DIRECTIONS: Write each line of the material exactly as given, from the top through the line that contains "(497-402.7)/497, (702-221)/700, (402.7-22)/497])", and omit all pictures.
--------
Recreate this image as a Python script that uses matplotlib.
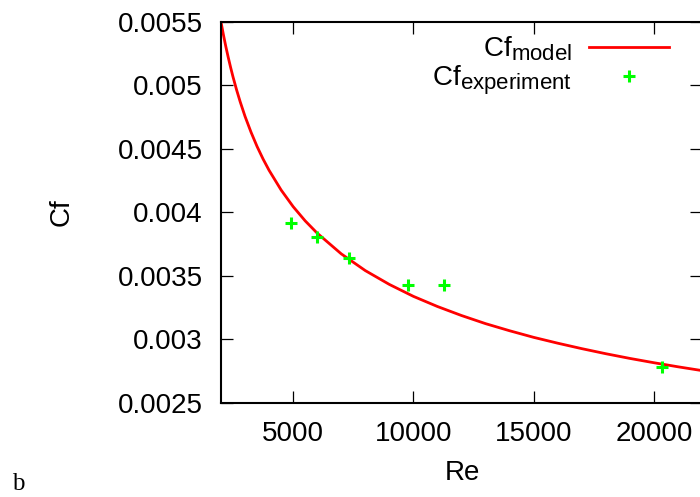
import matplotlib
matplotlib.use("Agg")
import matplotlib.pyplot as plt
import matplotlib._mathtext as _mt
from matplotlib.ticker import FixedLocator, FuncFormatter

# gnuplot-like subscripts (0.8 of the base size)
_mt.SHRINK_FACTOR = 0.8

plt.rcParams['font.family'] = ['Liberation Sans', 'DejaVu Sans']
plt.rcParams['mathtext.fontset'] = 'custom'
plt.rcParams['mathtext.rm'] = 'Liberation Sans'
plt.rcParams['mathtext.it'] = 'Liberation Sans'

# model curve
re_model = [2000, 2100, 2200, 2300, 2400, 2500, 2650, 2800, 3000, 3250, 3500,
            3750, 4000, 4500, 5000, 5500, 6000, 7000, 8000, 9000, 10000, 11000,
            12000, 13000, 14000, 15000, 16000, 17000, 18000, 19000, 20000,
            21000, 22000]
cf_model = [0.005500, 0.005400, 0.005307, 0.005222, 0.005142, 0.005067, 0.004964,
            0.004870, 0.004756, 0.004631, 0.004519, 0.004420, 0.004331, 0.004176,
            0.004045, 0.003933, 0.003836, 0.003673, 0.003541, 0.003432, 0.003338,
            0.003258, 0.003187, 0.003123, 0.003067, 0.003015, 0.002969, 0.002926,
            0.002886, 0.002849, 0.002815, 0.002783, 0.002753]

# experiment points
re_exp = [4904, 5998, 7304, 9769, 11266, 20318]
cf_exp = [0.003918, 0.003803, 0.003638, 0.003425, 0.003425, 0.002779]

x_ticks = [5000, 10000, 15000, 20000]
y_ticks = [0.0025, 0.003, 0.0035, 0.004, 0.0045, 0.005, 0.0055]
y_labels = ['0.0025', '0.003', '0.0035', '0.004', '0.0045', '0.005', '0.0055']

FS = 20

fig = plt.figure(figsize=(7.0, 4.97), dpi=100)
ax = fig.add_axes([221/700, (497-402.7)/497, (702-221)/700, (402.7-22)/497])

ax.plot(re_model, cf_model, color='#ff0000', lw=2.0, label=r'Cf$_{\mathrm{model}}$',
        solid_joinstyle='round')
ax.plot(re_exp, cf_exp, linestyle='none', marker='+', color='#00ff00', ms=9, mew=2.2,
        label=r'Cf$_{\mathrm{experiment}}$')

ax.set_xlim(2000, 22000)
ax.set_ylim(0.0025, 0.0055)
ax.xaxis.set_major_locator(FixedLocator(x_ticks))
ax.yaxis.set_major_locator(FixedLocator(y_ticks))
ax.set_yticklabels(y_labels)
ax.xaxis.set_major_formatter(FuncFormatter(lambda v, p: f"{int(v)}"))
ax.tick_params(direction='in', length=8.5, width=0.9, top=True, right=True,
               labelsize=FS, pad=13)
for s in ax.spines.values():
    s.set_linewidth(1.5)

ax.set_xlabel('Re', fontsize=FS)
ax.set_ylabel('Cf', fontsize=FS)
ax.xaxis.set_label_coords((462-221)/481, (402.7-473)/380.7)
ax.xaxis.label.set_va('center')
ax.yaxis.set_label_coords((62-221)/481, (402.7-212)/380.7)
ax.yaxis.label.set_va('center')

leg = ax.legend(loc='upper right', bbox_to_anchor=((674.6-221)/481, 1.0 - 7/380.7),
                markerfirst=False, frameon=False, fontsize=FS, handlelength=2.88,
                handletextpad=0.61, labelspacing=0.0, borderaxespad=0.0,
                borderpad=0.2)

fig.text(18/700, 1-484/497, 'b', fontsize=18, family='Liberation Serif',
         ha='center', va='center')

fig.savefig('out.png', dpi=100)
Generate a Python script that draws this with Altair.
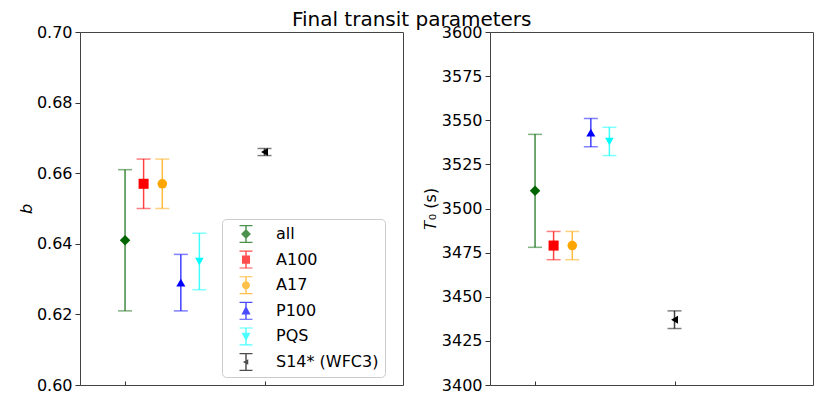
--------
EXERCISE RESULT:
Recreate this image as a Python script that uses matplotlib.
import matplotlib
matplotlib.use("Agg")
import matplotlib.pyplot as plt
import matplotlib._mathtext as _mt
from matplotlib.ticker import FixedLocator, FuncFormatter

# gnuplot-like subscripts (0.8 of the base size)
_mt.SHRINK_FACTOR = 0.8

plt.rcParams['font.family'] = ['Liberation Sans', 'DejaVu Sans']
plt.rcParams['mathtext.fontset'] = 'custom'
plt.rcParams['mathtext.rm'] = 'Liberation Sans'
plt.rcParams['mathtext.it'] = 'Liberation Sans'

# model curve
re_model = [2000, 2100, 2200, 2300, 2400, 2500, 2650, 2800, 3000, 3250, 3500,
            3750, 4000, 4500, 5000, 5500, 6000, 7000, 8000, 9000, 10000, 11000,
            12000, 13000, 14000, 15000, 16000, 17000, 18000, 19000, 20000,
            21000, 22000]
cf_model = [0.005500, 0.005400, 0.005307, 0.005222, 0.005142, 0.005067, 0.004964,
            0.004870, 0.004756, 0.004631, 0.004519, 0.004420, 0.004331, 0.004176,
            0.004045, 0.003933, 0.003836, 0.003673, 0.003541, 0.003432, 0.003338,
            0.003258, 0.003187, 0.003123, 0.003067, 0.003015, 0.002969, 0.002926,
            0.002886, 0.002849, 0.002815, 0.002783, 0.002753]

# experiment points
re_exp = [4904, 5998, 7304, 9769, 11266, 20318]
cf_exp = [0.003918, 0.003803, 0.003638, 0.003425, 0.003425, 0.002779]

x_ticks = [5000, 10000, 15000, 20000]
y_ticks = [0.0025, 0.003, 0.0035, 0.004, 0.0045, 0.005, 0.0055]
y_labels = ['0.0025', '0.003', '0.0035', '0.004', '0.0045', '0.005', '0.0055']

FS = 20

fig = plt.figure(figsize=(7.0, 4.97), dpi=100)
ax = fig.add_axes([221/700, (497-402.7)/497, (702-221)/700, (402.7-22)/497])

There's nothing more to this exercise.